Childhood is seldom the fluffy marshmallow fantasy that adults would hope for their offspring. My own experiences included a lot of physical and emotional pain. We moved a lot and I had to leave friends behind. I worked in the fields on weekends and during the summers for ten years. My grandfather was an unpredictable alcoholic. My parents argued as much as most parents. My uncle was in prison. I was in several painful accidents. Two men tried to kidnap me on the way home from school. One year my classmate stole my birthday doll. There were weekly gang fights at many of the schools I attended. My friend’s baby brother died in his sleep. My first boyfriend decided he loved someone else. I could go on and on. I don’t remember ever having a perfectly perfect life.
However, I often feel that my life was a Disney movie compared to the experiences of some of today’s children.

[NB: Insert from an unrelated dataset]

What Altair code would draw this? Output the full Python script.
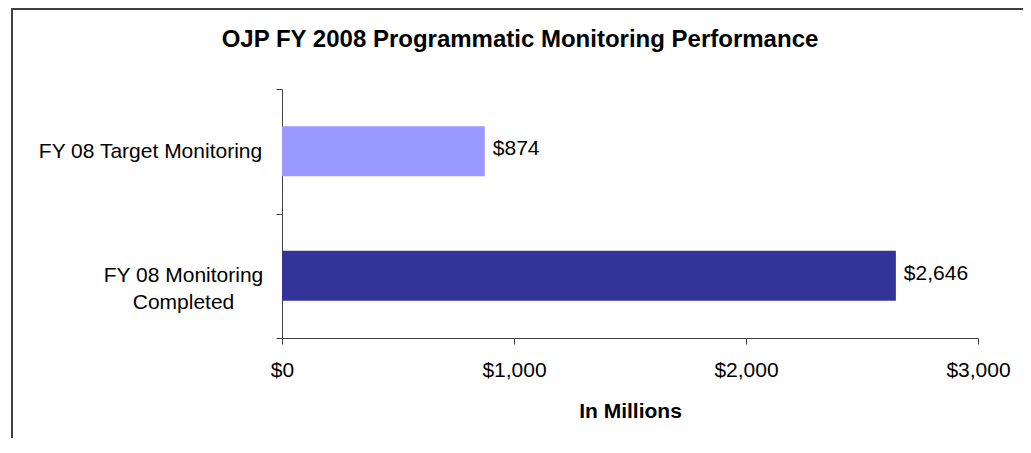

I was talking to my daughter yesterday and to a colleague the day before, and we were trying to pinpoint the differences between the two. I have reached the conclusion that the major difference between my generation and the current one is color.
When I grew up everything was black or white, good or evil, yes or no. Bad things seemed more isolated. Bad people were insane or evil, but either way they would be punished. Even if things went horribly wrong, your mom said, “That’s not right” and you had hope that tomorrow everyone would come to their senses and it would be right again. And we were more isolated and insulated. We didn’t even have a television for years. I didn’t see the news or know what was going on in the next town, much less the next country. Only major disasters and events filtered down into my little world.
Today everything is gray. There are no clear cut lines between good and evil. Everything seems to be acceptable “under the circumstances” because that is the politically correct attitude to adopt these days. You don’t want to be rash and say that someone or something is wrong. Tolerance. That’s the good word. There is no preaching at the dinner table about the evils of the world. That would just be wrong and might hurt someone’s feelings.
And children aren’t isolated from anything. Children see and hear things that would have shocked my mother. They shock me! And they see them so often that they don’t give any thought to them at all. Nudity, rudeness, crudeness, anger, and violence are a part of daily life for many children. If they don’t see such things in their own environment they see and hear them on television, games, and music videos. Cursing is so casual that many of my kindergarten students have heard and can use a dozen swear words. You might be surprised to hear what some of my former students have intentionally told me I could do! Many play games I wouldn’t let a teenager play. They watch movies I wouldn’t want to see! Add to that the fact that they see and hear the news about every evil, violent thing that happens in the world and it all becomes too much. They just accept and go on. And if that is the way they start childhood, you can imagine how they finish it.
I hope you weren’t waiting for a solution, because I don’t have one. I know we can’t go back. I know that communication is a good thing and that acceptance of others is also good. But it worries me when a kindergarten student tells me in casual conversation “we played Call to Duty last night”, or tells me all about the latest teen music idol. It all seems too much too soon.
Be careful today...little eyes are watching you!